Der BAG vertritt die Meinung, dass Schadensersatz nach Art. 82 DSGVO „eine autonome und einheitliche Auslegung erfahren muss“ und darüber eine abschreckende Wirkung entfalten muss. Bisher wird diese abschreckende Wirkung nur bei Bußgeldern von Aufsichtsbehörden in der Bemessung berücksichtigt. Eine Bestätigung dieser Auffassung des BAG würde zu deutlich höheren Schadensersatz führen und entgegen der aktuellen eher zurückhaltenden Entwicklung ein großes Risiko für Unternehmen darstellen!

Folgen für verantwortliche Unternehmen

Folgen sind ganz klar: Höherer Schadensersatz und eine leichtere Schwelle für den Zuspruch von Schadensersatz

Somit müssten sich Unternehmen auf deutlich mehr Haftung bereit machen und größere Rückstellungen bilden. Zusätzlich ist durch die Auffassung der subjektiven Betroffenheit der Kläger eine Haftungsverlagerung an zum Beispiel den Auftragsverarbeiter, der durch sein Handeln eigentlich für den Verstoß verantwortlich ist, nicht möglich. Dies muss bei eventuellen Rückstellungen beachtet werden. Zwar greift eventuell eine Innenhaftung im Vertragsverhältnis, bis dies aber eventuell auch wieder gerichtlich festgestellt wurde, kann einige Zeit vergehen. 

Auch könnten sich dadurch Verbraucherverbände und Klägervertreter künftig mit einfacheren Massenklagen auseinandersetzen, da die einzelne Darlegung des entstandenen Schadens nicht mehr notwendig wäre. Und genau zu solchen Fällen könnte es nach der Meldung von Datenpannen an die Betroffenen selbst kommen. 

Ganz vermehrt wird dies bei Datenpannen zu Tage kommen, da nach Art. 34 DSGVO eine mögliche Meldepflicht gegenüber den Betroffenen besteht und diese dann ohne Darlegung eines entstandenen Schadens sich einer Massenklage anschließen könnten. Viele solcher Unternehmungen von Abmahnanwälten und Verbraucherverbänden sind schon auf den Weg gebracht worden, hatten aber bis heute noch keinen wirklichen Erfolg. Der Beschluss des BAG würde – wie schon erwähnt – diese vereinfachen und den Erfolg unterstützen. 

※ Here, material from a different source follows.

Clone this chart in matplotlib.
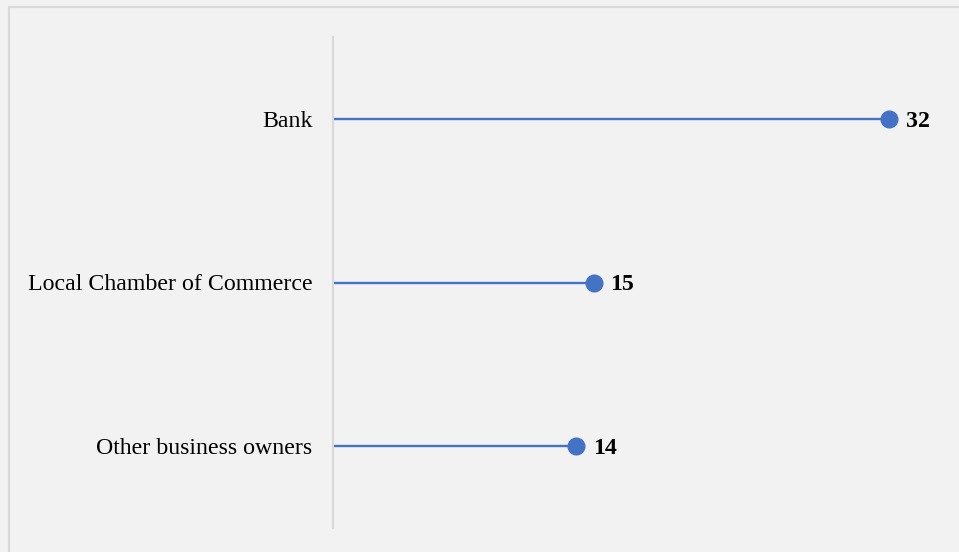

Bisher ist noch keine Entscheidung des EuGHs getroffen, aber schon jetzt werden Klägervertreter den Beschluss des BAG in ihren Schadensersatzklagen zitieren und darauf verweisen. Daher ist bei der Verteidigung schon jetzt mit deutlich höheren Forderungen nach Schadensersatz zu rechnen. Da es sich aber um noch keine rechtskräftige Entscheidung handelt, sollte die Verteidigung dies beachten.